AMN Reviews: Transient Canvas – Wired [New Focus Recordings FCR218]

On Wired the acoustic duo Transient Canvas—bass clarinetist Amy Advocat and marimbist Matt Sharrock—are indeed wired. Most of the seven pieces on the CD, which the duo commissioned between 2014 and 2017, supplement the basic reed and percussion ensemble with electronic sounds of one kind or another.

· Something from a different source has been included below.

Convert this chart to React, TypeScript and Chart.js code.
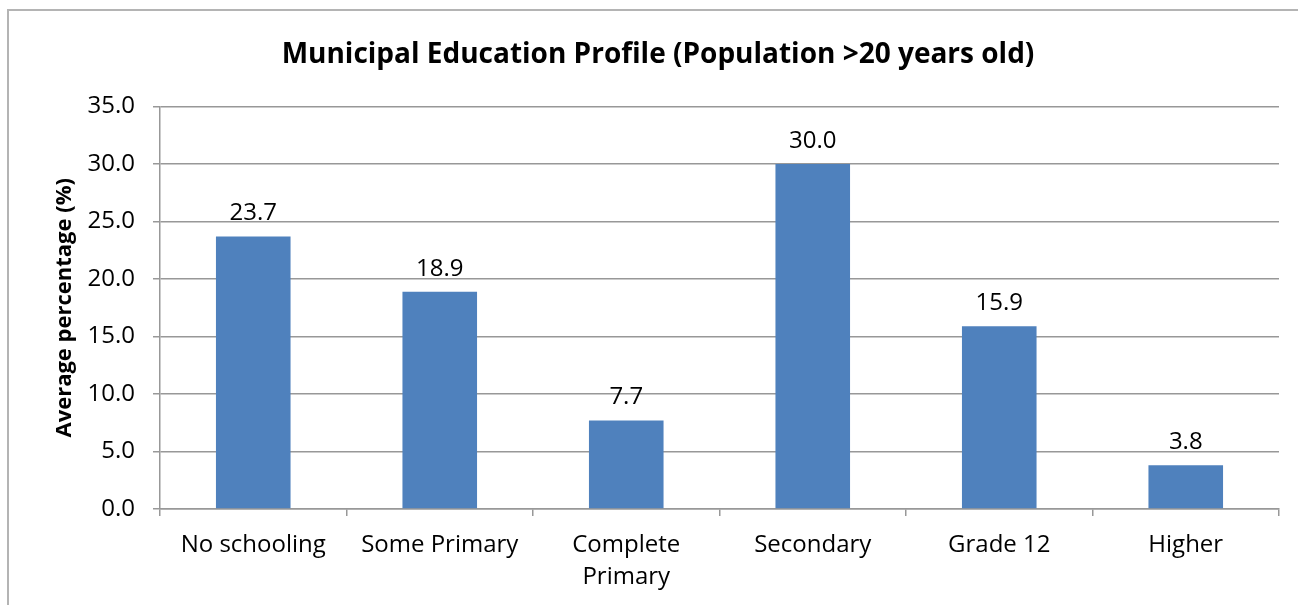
import React, { useEffect, useRef } from "react";
import { Chart, registerables } from "chart.js";

Chart.register(...registerables);

const categories: (string | string[])[] = [
  "No schooling",
  "Some Primary",
  ["Complete", "Primary"],
  "Secondary",
  "Grade 12",
  "Higher",
];
const values: number[] = [23.7, 18.9, 7.7, 30.0, 15.9, 3.8];
const yTicks: number[] = [0, 5, 10, 15, 20, 25, 30, 35];

const titleText = "Municipal Education Profile (Population >20 years old)";
const yTitleText = "Average percentage (%)";

const FONT = "'Open Sans', 'DejaVu Sans', sans-serif";
const W = 1316;
const H = 605;

export default function App() {
  const ref = useRef<HTMLCanvasElement | null>(null);

  useEffect(() => {
    if (!ref.current) return;

    const framePlugin = {
      id: "frame",
      beforeDraw(chart: any) {
        const c = chart.ctx;
        c.save();
        c.fillStyle = "#ffffff";
        c.fillRect(0, 0, chart.width, chart.height);
        c.strokeStyle = "#b4b4b4";
        c.lineWidth = 2;
        c.beginPath();
        c.moveTo(8, H);
        c.lineTo(8, 10);
        c.lineTo(W, 10);
        c.stroke();
        c.restore();
      },
    };

    const labelPlugin = {
      id: "valueLabels",
      afterDatasetsDraw(chart: any) {
        const c = chart.ctx;
        const meta = chart.getDatasetMeta(0);
        c.save();
        c.font = `24px ${FONT}`;
        c.fillStyle = "#000";
        c.textAlign = "center";
        c.textBaseline = "middle";
        meta.data.forEach((bar: any, i: number) => {
          c.fillText(values[i].toFixed(1), bar.x, bar.y - 23);
        });
        c.restore();
      },
    };

    const chart = new Chart(ref.current, {
      type: "bar",
      data: {
        labels: categories,
        datasets: [
          {
            data: values,
            backgroundColor: "#4f81bd",
            borderWidth: 0,
            barPercentage: 0.4,
            categoryPercentage: 1,
          },
        ],
      },
      options: {
        responsive: false,
        animation: false,
        layout: { padding: { left: 37, right: 37, top: 0, bottom: 0 } },
        plugins: {
          legend: { display: false },
          tooltip: { enabled: false },
          title: {
            display: true,
            text: titleText,
            color: "#000",
            font: { family: FONT, size: 28, weight: "bold" },
            padding: { top: 38, bottom: 35 },
          },
        },
        scales: {
          x: {
            offset: true,
            afterFit(scale: any) {
              scale.height = 96;
            },
            grid: {
              offset: true,
              drawOnChartArea: false,
              drawTicks: true,
              tickLength: 7,
              color: "#989898",
              lineWidth: 1.5,
            },
            border: { display: true, color: "#989898", width: 1.5 },
            ticks: {
              color: "#000",
              font: { family: FONT, size: 24, lineHeight: 1.35 },
              padding: 13,
              maxRotation: 0,
              autoSkip: false,
            },
          },
          y: {
            min: 0,
            max: 35,
            afterFit(scale: any) {
              scale.width = 123;
            },
            afterBuildTicks(scale: any) {
              scale.ticks = yTicks.map((v) => ({ value: v }));
            },
            grid: {
              color: "#989898",
              lineWidth: 1.5,
              drawTicks: true,
              tickLength: 7,
            },
            border: { display: true, color: "#989898", width: 1.5 },
            ticks: {
              color: "#000",
              font: { family: FONT, size: 24 },
              padding: 18,
              callback: (v: any) => Number(v).toFixed(1),
            },
            title: {
              display: true,
              text: yTitleText,
              color: "#000",
              font: { family: FONT, size: 22, weight: "bold" },
              padding: { top: 15, bottom: 0 },
            },
          },
        },
      },
      plugins: [framePlugin, labelPlugin],
    });

    return () => chart.destroy();
  }, []);

  return (
    <div
      style={{
        position: "fixed",
        left: 0,
        top: 0,
        width: 1298,
        height: 605,
        overflow: "hidden",
        background: "#fff",
      }}
    >
      <canvas
        ref={ref}
        width={W}
        height={H}
        style={{ width: W, height: H, display: "block" }}
      />
    </div>
  );
}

Many of the compositions reflect the influence of rock or other recent popular music: they may have discernible, song-like harmonic cycles or well-defined rhythms, or both. But that’s just a jumping-off point; these are influences to be reworked, dismantled and reassembled into something particular to each composer. Exergy Bubblebath, for example, a 2015 composition by Peter VanZandt Lane, takes explicit inspiration from the dance music of the 1990s but refigures it in a series of deftly executed, rapid unison figures for bass clarinet and marimba while electronic sounds ricochet in the background. Syncopation propels Dan Van Hassel’s Epidermis (2017), which breaks up into twitchy repetitions of fragmentary phrases covered in a skin of electronic sounds. Kirsten Volness’s Year Without a Summer (2017) opens with deep, brooding electronic tones before developing into a movingly plaintive bass clarinet melody placed over arpeggiated chords on marimba. Branches, a 2015 composition by David Ibbett, sets out rock rhythms in changing time signatures recalling some of the more challenging kinds of progressive rock; from there, it swerves into an infectiously upbeat outro. Somnambula (2014), by Rudolf Rojahn, repeats a relatively simple but haunting melody over a cyclic song structure, which it then takes through a series of variations. On the more abstract side, Lainie Fefferman’s Hyggelig (2016), which appears to be a purely acoustic piece for Advocat and Sharrock alone, moves in free-floating trills and measured lines. Mischa Salkind-Pearl’s solm (2016) captures in musical analogy the experience of hearing a foreign language whose meanings one doesn’t understand: what stands out are the prosody as well as bits and pieces of phonics with the semantics stripped out. Accordingly, the music is fragmented and focused on the sound qualities of the instruments, enriched by an electronic overlay.